GOAL:
Working from the top of the listing below, retype each line through the line containing "var font = 'DejaVu Sans';", both included, with no pictures.

STORED RECORDS:
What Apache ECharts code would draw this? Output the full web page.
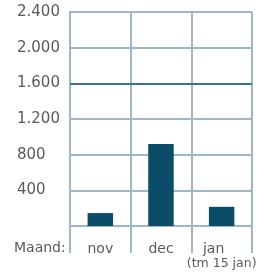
<!DOCTYPE html>
<html>
<head>
<meta charset="utf-8">
<script src="https://cdn.jsdelivr.net/npm/echarts@6/dist/echarts.min.js"></script>
<style>
  html, body { margin: 0; padding: 0; background: #fff; }
  #main { width: 259px; height: 276px; }
</style>
</head>
<body>
<div id="main"></div>
<script>
var months = ['nov', 'dec', 'jan'];
var amounts = [145, 920, 215];
var yTicks = [0, 400, 800, 1200, 1600, 2000, 2400];
var targetLine = 1600;

var myChart = echarts.init(document.getElementById('main'));

var gridColor = '#9db7c5';
var textColor = '#5a5a5a';
var font = 'DejaVu Sans';

var option = {
  animation: false,
  grid: { left: 70, right: 4, top: 12, bottom: 50 },
  graphic: [{
    type: 'text',
    left: 14,
    top: 241,
    style: { text: 'Maand:', fill: textColor, font: '14px ' + font }
  }],
  xAxis: {
    type: 'category',
    data: months,
    axisLine: { show: false },
    axisTick: { show: true, interval: 0, length: 27, alignWithLabel: false, lineStyle: { color: gridColor, width: 2 } },
    splitLine: { show: true, interval: 0, lineStyle: { color: gridColor, width: 2 } },
    axisLabel: {
      interval: 0,
      color: textColor,
      fontFamily: font,
      fontSize: 14,
      margin: 16,
      formatter: function (v) {
        return v === 'jan' ? '{j|jan}\n{s|(tm 15 jan)}' : v;
      },
      rich: {
        j: { fontSize: 14, fontFamily: font, color: textColor, padding: [0, 16, 0, 0] },
        s: { fontSize: 12.5, fontFamily: font, color: textColor, padding: [1, 0, 0, 0] }
      }
    }
  },
  yAxis: {
    type: 'value',
    min: yTicks[0],
    max: yTicks[yTicks.length - 1],
    interval: yTicks[1] - yTicks[0],
    axisLine: { show: true, lineStyle: { color: gridColor, width: 2 } },
    axisTick: { show: false },
    splitLine: { show: true, lineStyle: { color: gridColor, width: 2 } },
    axisLabel: {
      color: textColor,
      fontFamily: font,
      fontSize: 15,
      align: 'left',
      margin: 53,
      formatter: function (v) {
        if (v === 0) return '';
        return String(v).replace(/\B(?=(\d{3})+(?!\d))/g, '.');
      }
    }
  },
  series: [{
    type: 'bar',
    data: amounts,
    barWidth: '42%',
    itemStyle: { color: '#0b4d68' },
    markLine: {
      silent: true,
      symbol: 'none',
      label: { show: false },
      lineStyle: { color: '#1a5f7e', width: 1.5, type: 'solid' },
      data: [{ yAxis: targetLine }]
    }
  }]
};

myChart.setOption(option);
</script>
</body>
</html>
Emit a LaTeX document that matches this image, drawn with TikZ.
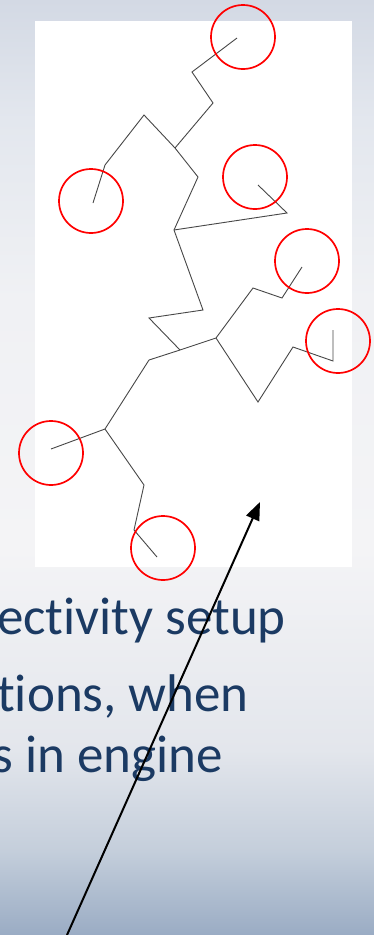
\documentclass[tikz,border=0pt]{standalone}
\usepackage{fontspec}
\setmainfont{Carlito}[Ligatures=NoCommon]
\usetikzlibrary{arrows.meta}

\definecolor{slidetext}{HTML}{1B3A63}
\definecolor{bgtop}{HTML}{D3D9E4}
\definecolor{bga}{HTML}{E3E7EE}
\definecolor{bgb}{HTML}{F0F1F4}
\definecolor{bgmid}{HTML}{F4F4F6}
\definecolor{bgd}{HTML}{E3E6EC}
\definecolor{bgc}{HTML}{C4CEDB}
\definecolor{bgbot}{HTML}{9AACC4}

\pgfdeclareverticalshading{slidebg}{100bp}{color(0bp)=(bgbot); color(25bp)=(bgbot);
  color(29.5bp)=(bgc); color(34.9bp)=(bgd); color(45.6bp)=(bgmid); color(59bp)=(bgb);
  color(68.6bp)=(bga); color(75bp)=(bgtop); color(100bp)=(bgtop)}

\tikzset{
  bond/.style={black!72, line width=0.9pt},
  ring/.style={circle, draw=red, line width=1.7pt, minimum size=64pt, inner sep=0pt},
  caption/.style={anchor=base east, text=slidetext, inner sep=0pt,
    font=\fontsize{53pt}{60pt}\selectfont},
  pointer/.style={-{Triangle[length=18pt,width=14pt]}, line width=2pt}
}

\begin{document}
\begin{tikzpicture}[x=1pt, y=-1pt]
        \useasboundingbox (0,0) rectangle (374,935);
        \clip (0,0) rectangle (374,935);
        \shade[shading=slidebg] (0,0) rectangle (374,935);
        \fill[white] (35,21) rectangle (352,567);

        % chain points
        \coordinate (t1) at (237,38);
        \coordinate (t2) at (192,72);
        \coordinate (t3) at (213,103);
        \coordinate (j1) at (175,148);
        \coordinate (l1) at (144,115);
        \coordinate (l2) at (105,165);
        \coordinate (l3) at (93,203);
        \coordinate (m1) at (198,177);
        \coordinate (m2) at (174,230);
        \coordinate (r1) at (287,213);
        \coordinate (r2) at (258,185);
        \coordinate (m3) at (203,310);
        \coordinate (m4) at (149,318);
        \coordinate (j2) at (180,350);
        \coordinate (j3) at (216,338);
        \coordinate (u1) at (253,288);
        \coordinate (u2) at (282,298);
        \coordinate (u3) at (302,267);
        \coordinate (v1) at (258,402);
        \coordinate (v2) at (293,347);
        \coordinate (v3) at (333,361);
        \coordinate (v4) at (333,330);
        \coordinate (w1) at (149,360);
        \coordinate (j4) at (105,429);
        \coordinate (w2) at (51,449);
        \coordinate (w3) at (144,485);
        \coordinate (w4) at (134,530);
        \coordinate (w5) at (157,557);

        \draw[bond] (t1) -- (t2) -- (t3) -- (j1);
        \draw[bond] (l3) -- (l2) -- (l1) -- (j1) -- (m1) -- (m2) -- (m3) -- (m4) -- (j2);
        \draw[bond] (m2) -- (r1) -- (r2);
        \draw[bond] (w1) -- (j2) -- (j3) -- (u1) -- (u2) -- (u3);
        \draw[bond] (j3) -- (v1) -- (v2) -- (v3) -- (v4);
        \draw[bond] (w1) -- (j4) -- (w2);
        \draw[bond] (j4) -- (w3) -- (w4) -- (w5);

        % chain ends
        \node[ring] (c1) at (243,37) {};
        \node[ring] (c2) at (91,201) {};
        \node[ring] (c3) at (255,177) {};
        \node[ring] (c4) at (307,261) {};
        \node[ring] (c5) at (338,341) {};
        \node[ring] (c6) at (51,453) {};
        \node[ring] (c7) at (163,548) {};

        \node[caption] (line1) at (286,634) {ectivity setup};
        \node[caption] (line2) at (249,711) {tions, when};
        \node[caption] (line3) at (223,772) {s in engine};

        \coordinate (tail) at (67,935);
        \coordinate (tip) at (260,502);
        \draw[pointer] (tail) -- (tip);
\end{tikzpicture}
\end{document}
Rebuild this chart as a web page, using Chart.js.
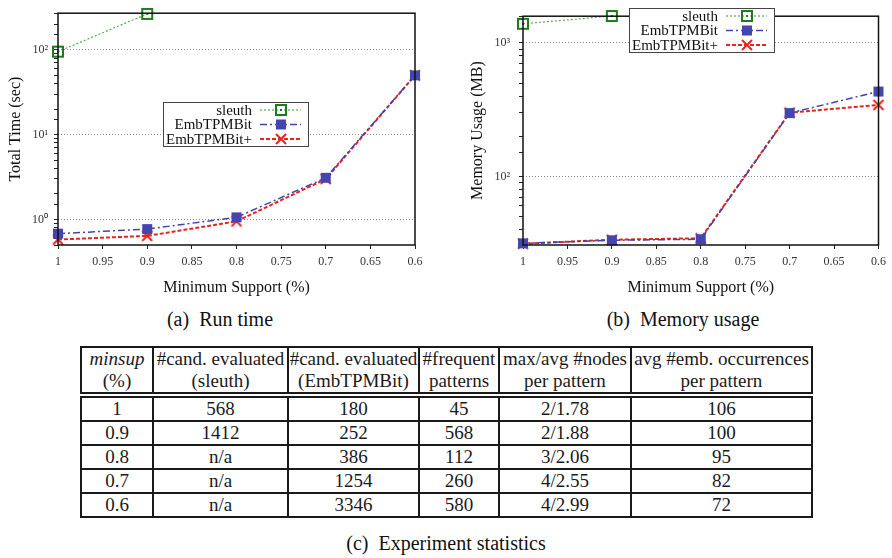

RESULT FOR THIS TASK:
What Apache ECharts code would draw this? Output the full web page.
<!DOCTYPE html>
<html>
<head>
<meta charset="utf-8">
<script src="https://cdn.jsdelivr.net/npm/echarts@6/dist/echarts.min.js"></script>
<style>
  html, body { margin: 0; padding: 0; background: #fff; }
  #main { width: 259px; height: 276px; }
</style>
</head>
<body>
<div id="main"></div>
<script>
var months = ['nov', 'dec', 'jan'];
var amounts = [145, 920, 215];
var yTicks = [0, 400, 800, 1200, 1600, 2000, 2400];
var targetLine = 1600;

var myChart = echarts.init(document.getElementById('main'));

var gridColor = '#9db7c5';
var textColor = '#5a5a5a';
var font = 'DejaVu Sans';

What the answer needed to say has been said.